Before ending up in Mahler’s great song-symphony, the text
of Das Lied von der Erde underwent extensive evolution.
Original Chinese poems were first independently translated into
French by Judith Gautier (Richard Wagner’s ‘muse’ when he wrote
Parsifal) and Le Marquis D'Hervey-Saint-Denys. This version
was then translated by Hans Heilman into German and then Hans
Bethge played ‘fast and loose’ with it to create his own
chinoiserie anthology The Chinese Flute (using the term
Nachdichtungen or ‘Paraphase poems’). From Bethge’s Die
chinesische Flöte - Nachdichtungen chinesischer Lyrik, Mahler
chose seven that at the time seemed suitable for the setting of
Das Lied von der Erde, making some further changes to adapt
the texts for his inspired symphonic songs. Mahler lived in
superstitious fear of the supposedly fatal consequence of
composing a ninth symphony so he never gave this particular work a
number. The ‘curse’ got him eventually of course, as
ultimately his Ninth Symphony was the last he completed in full
and he never heard these two compositions given their first
performances. 2008 marks the 100th anniversary of Mahler
conceiving the idea for ‘The Song of the Earth’. If he was looking
down at this performance I think he would have been pleased with
what he heard!
Perhaps too late to influence those who might have wanted to be
there to make it a full house was the withdrawal through illness
of Mihoko Fujimura and her replacement by no less a singer than
Petra Lang - who had been outstanding in a performance
of Mahler’s Third Symphony with the same orchestra just before
Christmas. Meanwhile, in the interim Ms Fujimura was very
disappointing singing the Wesendonck Lieder with Mariss
Janssons and the Bavarian Radio Symphony Orchestra. Ms Lang flew
in from rehearsals for Lohengrin in Geneva for this concert
and the preceding night’s performance in Brighton. She took the
stage as an elegant vision in gold but with a foreboding
grimace on her face. After her tender plaintive Der Einsame in
Herbst, with her second song any momentary nerves, if there
were such, appeared to have left her and she smiled gently,
making light of this song about ‘Beauty’ with the neighing horses
that seem to be a fence too far for most singers. She has a
wonderfully secure voice throughout a range that goes in Der
Abschied for instance, from the low contralto of ‘Die
Vögel hocken still in ihren Zweigen’ to the high soprano of ‘O
ewigen Liebens-Lebenstrunk’ne Welt!’ and if she does breathe (and
it almost seems she doesn’t) she does it imperceptibly. By the
time she got to her final ‘Ewig … ewig’ few in the audience were
left unmoved by this most generous and communicative singer. Ms
Lang is one of the world’s great artists and is at the peak of her
powers, unequalled in Mahler and the Wagner roles she sings,
as well as much other repertoire.
She was admirably supported by Christoph Eschenbach and the LPO.
I
have never been more struck by Mahler's use of
pentatonic
scales in
imitation
of the Chinese music than I was at this performance; more in
the faster movement than in the slower ones but throughout it was
as if I were listening to it for the very first time. So much
detail did I hear in these songs of the fragile splendours of
life: youth, beauty, drunkenness and also melancholy, fate, the
approach of death, that the performance felt like a genuine
revelation.
The tenor has a thankless task and can never be perfect because
the voice does not exist that can rise to all the challenges
Mahler sets it. The Austrian Nikolai Schukoff has a voice of great
musicality, a little on the small size when pitched against
Mahler’s incandescent orchestration at its very loudest, and
his top notes were never achieved with the greatest of ease. He
gave an interesting dramatic twist to his songs, subtly
varying his expression in the ‘Dunkel ist das Leben, ist der Tod’

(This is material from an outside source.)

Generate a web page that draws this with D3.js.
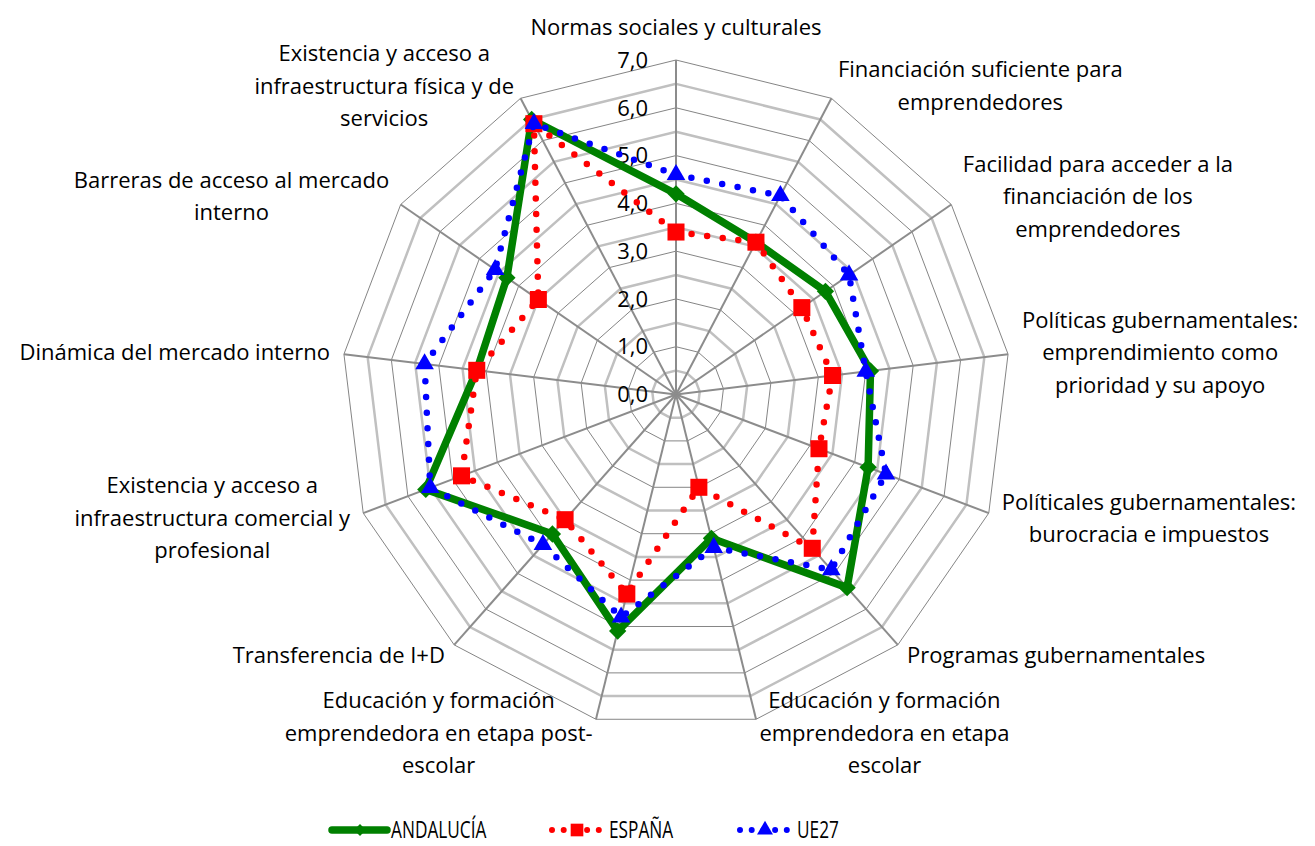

repetitions of his first song but he over-acted the ‘drunk’ in
Der Trunkene im Frühling a bit too much yet still employed an
elegant head voice for ‘Der Vogel singt und lacht!’ in this song.
Since starting to write all my reflective reviews for ‘Seen and
Heard’ I have been reluctant to participate in recommending
anything annually as my ‘Performance Of The Year’. 2008 will be
different because it will not matter what I hear from now on, for
this – somewhat neglected – Mahler concert, what with all the
Gergiev brouhaha, is undoubtedly already my concert of this year
and for several years past! The concert was recorded for potential
release on the LPO’s own label, if you were not present – or like
me would want to hear this again and again – please press the LPO
to release it at the earliest opportunity.